Plateros Centor Historico Rotary Club of Mexico City
Stan and I are trying to make the best of our time here in D.F. (Mexico City), and like many situations changes in plans brings new opportunities. One such opportunity we are taking advantage of is with Ferando Becerril (a colleague of Hector Chogoya Cortes – from my trip to Geneva in Jan). Ferando is a member of the “Plateros Centro Historico Rotary” here in D.F. Hector invited us to join him at their weekly breakfast meeting. We were “distinguished visitors”, and I gave a 20 slides in 5 minutes (like an Ignite pitch) about our work with the Hunger Project. I did my first Ignite style presentation at the BGI alumni meeting a few months ago and it was a great test run for the pitch I gave today. Meeting Ferando has already been very helpful. This Mexico City Rotary club is collaborating with the Ballard (Seattle) Rotary club to help build a community center in a challenged area of Mexico City. Many of the members in attendance were excited to learn of our work and are very excited to have us join their efforts in collaboration with the Ballard club.
The meeting was held in the Club de Banqueros Mexico, which is downtown in the historic district. We took the subway from our hotel and arrived much too early (we are gringos) so we stopped at a very upscale coffee place Puntos del Cielo, which has some very fancy and the most expensive espresso machines I have ever seen, to kill some time! Yes ,the coffee was great 🙂
The meeting was very formal and started promptly at 8:30, We were introduced as the “distinguished visitors” and we apologized for our casual dress as we were not planning on having these kinds of opportunities on this trip.. We were given about 10 minutes of the pre-programmed time to be introduced by Ferando and give my pitch promptly at 9:10.

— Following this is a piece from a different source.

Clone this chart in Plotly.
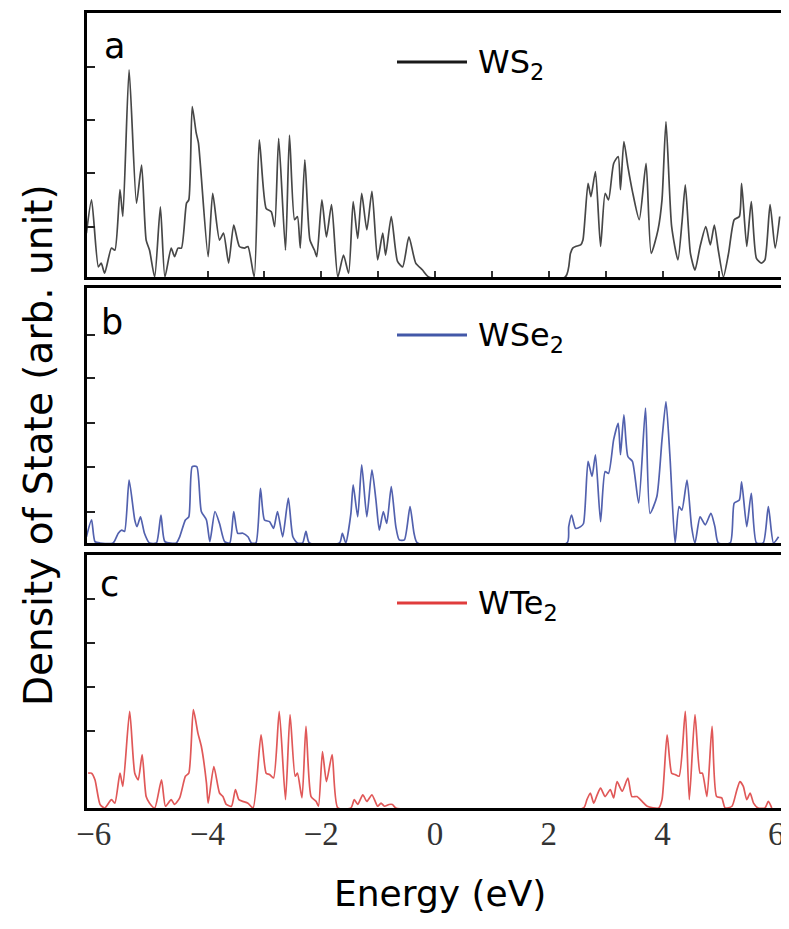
import plotly.graph_objects as go

# density of states, energy in eV, DOS in arb. units
energy_ws2 = [-6.13, -6.04, -5.92, -5.87, -5.81, -5.69, -5.63, -5.54, -5.49, -5.38, -5.25, -5.16, -5.08, -5.02,
              -4.93, -4.83, -4.75, -4.64, -4.58, -4.52, -4.46, -4.37, -4.33, -4.27, -4.20, -4.16, -3.99, -3.91,
              -3.79, -3.72, -3.63, -3.54, -3.44, -3.35, -3.29, -3.18, -3.09, -2.97, -2.88, -2.82, -2.75, -2.63,
              -2.56, -2.47, -2.42, -2.37, -2.29, -2.20, -2.12, -2.08, -1.99, -1.91, -1.82, -1.71, -1.61, -1.52,
              -1.44, -1.36, -1.29, -1.20, -1.11, -1.01, -0.92, -0.87, -0.77, -0.66, -0.57, -0.46, -0.34, -0.22,
              -0.11, 2.29, 2.38, 2.42, 2.47, 2.56, 2.60, 2.69, 2.74, 2.82, 2.91, 2.99, 3.05, 3.14, 3.22, 3.26,
              3.32, 3.39, 3.47, 3.59, 3.71, 3.80, 3.92, 3.99, 4.06, 4.16, 4.27, 4.34, 4.40, 4.49, 4.57, 4.66,
              4.76, 4.84, 4.91, 4.98, 5.07, 5.16, 5.26, 5.35, 5.39, 5.48, 5.56, 5.65, 5.74, 5.80, 5.89, 5.98, 6.06]
dos_ws2 = [0.82, 1.44, 0.19, 0.26, 0.07, 0.54, 0.50, 1.63, 1.13, 3.87, 1.38, 2.09, 0.69, 0.50,
           0.00, 1.31, 0.00, 0.54, 0.38, 0.54, 0.54, 1.38, 1.44, 3.18, 2.69, 2.50, 0.38, 1.56,
           0.69, 0.82, 0.26, 0.97, 0.57, 0.54, 0.57, 0.00, 2.56, 1.28, 1.22, 0.94, 2.59, 0.50,
           2.65, 1.07, 1.13, 0.54, 2.19, 0.69, 0.50, 0.38, 1.44, 0.75, 1.35, 0.00, 0.41, 0.07,
           1.41, 0.72, 1.56, 0.88, 1.60, 0.32, 0.82, 0.41, 1.13, 0.29, 0.19, 0.75, 0.26, 0.13,
           0.00, 0.00, 0.44, 0.54, 0.57, 0.60, 0.69, 1.75, 1.50, 1.97, 0.57, 1.56, 1.44, 2.12, 2.25, 1.63,
           2.53, 2.06, 1.60, 1.07, 2.12, 0.44, 0.88, 1.44, 2.90, 0.94, 0.32, 1.00, 1.72, 0.44, 0.13, 0.57,
           0.94, 0.60, 0.97, 0.50, 0.00, 0.44, 1.07, 1.13, 1.75, 0.57, 1.41, 0.35, 0.26, 0.32, 1.35, 0.54, 1.13]

energy_wse2 = [-6.13, -6.04, -5.98, -5.89, -5.66, -5.57, -5.51, -5.46, -5.38, -5.28, -5.24, -5.18, -5.11, -5.02,
               -4.90, -4.82, -4.75, -4.55, -4.49, -4.39, -4.33, -4.27, -4.19, -4.11, -4.02, -3.96, -3.87, -3.79,
               -3.70, -3.61, -3.54, -3.47, -3.38, -3.29, -3.23, -3.15, -3.07, -3.00, -2.91, -2.84, -2.77, -2.68,
               -2.58, -2.50, -2.42, -2.33, -2.27, -2.21, -1.68, -1.63, -1.57, -1.48, -1.44, -1.36, -1.29, -1.20,
               -1.11, -1.04, -0.98, -0.91, -0.85, -0.77, -0.69, -0.63, -0.54, -0.44, -0.37, -0.31,
               2.32, 2.35, 2.40, 2.47, 2.56, 2.61, 2.69, 2.76, 2.82, 2.91, 2.99, 3.05, 3.14, 3.22, 3.26, 3.32,
               3.39, 3.47, 3.58, 3.70, 3.78, 3.90, 3.99, 4.06, 4.13, 4.22, 4.29, 4.34, 4.43, 4.51, 4.57, 4.66,
               4.75, 4.85, 4.92, 4.98, 5.19, 5.26, 5.35, 5.39, 5.48, 5.56, 5.65, 5.77, 5.86, 5.95, 6.04]
dos_wse2 = [0.14, 0.52, 0.03, 0.00, 0.00, 0.22, 0.29, 0.26, 1.42, 0.52, 0.37, 0.59, 0.22, 0.00,
            0.00, 0.63, 0.03, 0.00, 0.14, 0.52, 0.59, 1.72, 1.72, 0.71, 0.52, 0.03, 0.71, 0.44,
            0.03, 0.00, 0.71, 0.22, 0.22, 0.14, 0.00, 0.00, 1.23, 0.52, 0.48, 0.33, 0.71, 0.14,
            1.01, 0.14, 0.00, 0.00, 0.26, 0.00, 0.00, 0.22, 0.00, 0.67, 1.31, 0.59, 1.76, 0.59,
            1.65, 0.97, 0.29, 0.71, 0.44, 1.27, 0.37, 0.07, 0.07, 0.82, 0.22, 0.00,
            0.00, 0.37, 0.63, 0.33, 0.37, 0.44, 1.84, 1.50, 1.99, 0.48, 1.61, 1.57, 2.33, 2.70, 1.99, 2.89,
            1.95, 1.84, 0.90, 3.04, 0.67, 1.05, 2.33, 3.19, 1.95, 0.00, 0.82, 0.74, 1.42, 0.37, 0.00, 0.59,
            0.41, 0.67, 0.37, 0.00, 0.00, 0.90, 0.97, 1.38, 0.37, 1.12, 0.00, 0.00, 0.82, 0.00, 0.14]

energy_wte2 = [-6.10, -6.04, -5.98, -5.89, -5.81, -5.69, -5.63, -5.54, -5.49, -5.37, -5.28, -5.22, -5.15, -5.08,
               -5.02, -4.93, -4.81, -4.74, -4.64, -4.58, -4.49, -4.39, -4.33, -4.25, -4.17, -4.11, -4.02, -3.99,
               -3.89, -3.79, -3.73, -3.67, -3.58, -3.51, -3.45, -3.38, -3.29, -3.20, -3.06, -2.97, -2.91, -2.84,
               -2.74, -2.63, -2.55, -2.46, -2.42, -2.34, -2.27, -2.18, -2.09, -2.05, -1.98, -1.91, -1.81, -1.71,
               -1.48, -1.42, -1.36, -1.27, -1.20, -1.11, -1.01, -0.95, -0.89, -0.81, -0.75, -0.69,
               2.61, 2.67, 2.73, 2.79, 2.85, 2.91, 2.99, 3.08, 3.14, 3.20, 3.29, 3.39, 3.46, 3.55, 3.64, 3.73,
               3.93, 3.99, 4.08, 4.16, 4.22, 4.29, 4.40, 4.47, 4.57, 4.66, 4.70, 4.78, 4.87, 4.95, 5.04, 5.10,
               5.22, 5.30, 5.36, 5.42, 5.48, 5.54, 5.60, 5.68, 5.80, 5.86, 5.92]
dos_wte2 = [0.79, 0.79, 0.64, 0.08, 0.00, 0.19, 0.11, 0.79, 0.49, 2.19, 0.79, 0.64, 1.21, 0.26,
            0.11, 0.00, 0.64, 0.04, 0.19, 0.08, 0.23, 0.72, 0.79, 2.23, 1.70, 1.40, 0.57, 0.11,
            0.94, 0.34, 0.26, 0.08, 0.04, 0.42, 0.19, 0.15, 0.11, 0.00, 1.66, 0.79, 0.76, 0.68,
            2.19, 0.19, 2.12, 0.72, 0.79, 0.23, 1.85, 0.26, 0.15, 0.04, 1.28, 0.60, 1.21, 0.00,
            0.00, 0.19, 0.08, 0.30, 0.15, 0.30, 0.04, 0.11, 0.04, 0.08, 0.08, 0.00,
            0.00, 0.19, 0.34, 0.11, 0.30, 0.45, 0.26, 0.42, 0.23, 0.60, 0.38, 0.68, 0.26, 0.26, 0.15, 0.04,
            0.00, 0.19, 1.66, 0.79, 0.76, 0.72, 2.19, 0.19, 2.12, 0.79, 0.79, 0.26, 1.85, 0.26, 0.23, 0.00,
            0.04, 0.38, 0.60, 0.49, 0.19, 0.34, 0.11, 0.00, 0.00, 0.15, 0.00]

panel_letters = ["a", "b", "c"]
compounds = ["WS<sub>2</sub>", "WSe<sub>2</sub>", "WTe<sub>2</sub>"]
x_ticks = [-6, -4, -2, 0, 2, 4, 6]

curve_colors = ["#474747", "#5261ae", "#e05858"]
legend_colors = ["#1a1a1a", "#4358a8", "#e03c3c"]

# the page body has an 8px margin; keep the figure short enough that no scrollbar shows
W, H = 781, 908
OFF = 8


def px(x):
    return (x - OFF) / W


def py(y):
    return 1 - (y - OFF) / H


x_dom = [px(87), px(782)]
y_doms = [[py(277), py(13)], [py(543), py(288)], [py(808), py(555)]]
y_ranges = [[0, 4.93], [0, 5.75], [0, 5.74]]
y_tickvals = [[0.94, 1.94, 2.93, 3.93],
              [0.71, 1.72, 2.70, 3.72, 4.70],
              [1.74, 2.74, 3.74, 4.74]]

series = [(energy_ws2, dos_ws2), (energy_wse2, dos_wse2), (energy_wte2, dos_wte2)]

fig = go.Figure()
for i, (e, d) in enumerate(series):
    sfx = "" if i == 0 else str(i + 1)
    fig.add_trace(go.Scatter(x=e, y=d, mode="lines", xaxis="x" + sfx, yaxis="y" + sfx,
                             line=dict(color=curve_colors[i], width=1.7, shape="spline", smoothing=0.6),
                             showlegend=False, hoverinfo="skip"))

layout = dict(width=W, height=H, margin=dict(l=0, r=0, t=0, b=0),
              paper_bgcolor="white", plot_bgcolor="white", showlegend=False)

for i in range(3):
    sfx = "" if i == 0 else str(i + 1)
    layout["xaxis" + sfx] = dict(
        domain=x_dom, range=[-6.12, 6.1], anchor="y" + sfx, automargin=False,
        showline=True, linecolor="black", linewidth=3, mirror=True,
        showgrid=False, zeroline=False,
        tickvals=x_ticks, showticklabels=(i == 2), ticklabeloverflow="allow",
        ticks="", tickfont=dict(family="Liberation Serif, Times New Roman, serif", size=33, color="#333"),
        ticklabelstandoff=-6,
    )
    layout["yaxis" + sfx] = dict(
        domain=y_doms[i], range=y_ranges[i], anchor="x" + sfx, automargin=False,
        showline=True, linecolor="black", linewidth=3, mirror=True,
        showgrid=False, zeroline=False,
        tickvals=y_tickvals[i], showticklabels=False,
        ticks="inside", ticklen=8, tickwidth=2, tickcolor="#222",
    )

# small inside ticks along the bottom of panel a
layout["xaxis"].update(ticks="inside", ticklen=6, tickwidth=1.5, tickcolor="#333",
                       tickvals=[-4, -3, -2, -1, 0, 1, 2, 3, 4, 5])

fig.update_layout(**layout)

# panel letters
letter_pos = [(114, 46), (112, 322), (109, 584)]
for i, (lx, ly) in enumerate(letter_pos):
    fig.add_annotation(x=px(lx), y=py(ly), xref="paper", yref="paper",
                       text=panel_letters[i], showarrow=False, xanchor="center", yanchor="middle",
                       font=dict(family="DejaVu Sans", size=35, color="black"))

# legends drawn as a short line + compound name
legend_y = [62, 335, 603]
for i in range(3):
    yl = py(legend_y[i])
    fig.add_shape(type="line", xref="paper", yref="paper",
                  x0=px(397), x1=px(467), y0=yl, y1=yl,
                  line=dict(color=legend_colors[i], width=3))
    fig.add_annotation(x=px(476), y=py(legend_y[i] + 2), xref="paper", yref="paper",
                       text=compounds[i], showarrow=False, xanchor="left", yanchor="middle",
                       font=dict(family="DejaVu Sans", size=32, color="black"))

# axis titles
fig.add_annotation(x=px(440), y=py(893), xref="paper", yref="paper",
                   text="Energy (eV)", showarrow=False, xanchor="center", yanchor="middle",
                   font=dict(family="DejaVu Sans", size=36, color="black"))
fig.add_annotation(x=px(38), y=py(445), xref="paper", yref="paper",
                   text="Density of State (arb. unit)", showarrow=False, textangle=-90,
                   xanchor="center", yanchor="middle",
                   font=dict(family="DejaVu Sans", size=39, color="black"))

fig.write_html("out.html")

I think the pitch went great with Stan advancing the slides every 15 seconds (as I could not figure out how to get PowerPoint to do it). After the meeting Stan and I were invited to do a site visit to the community center site on Thursday for us to see and think about the possibilities.
Our next adventure with the subway began when we misread the transit map and took the wrong train. We then were like “prairie dogs” at several stops. Coming up to street level and realizing we were not where we wanted to be. Thanks to Google maps we got our bearings and after several stops and transfers we got the correct train, only to find that it was not running! Thus we had a 20 minute walk to get to the THP offices.
Now, after the great lunch by Sylvia we are stuck inside due a big thunder storm.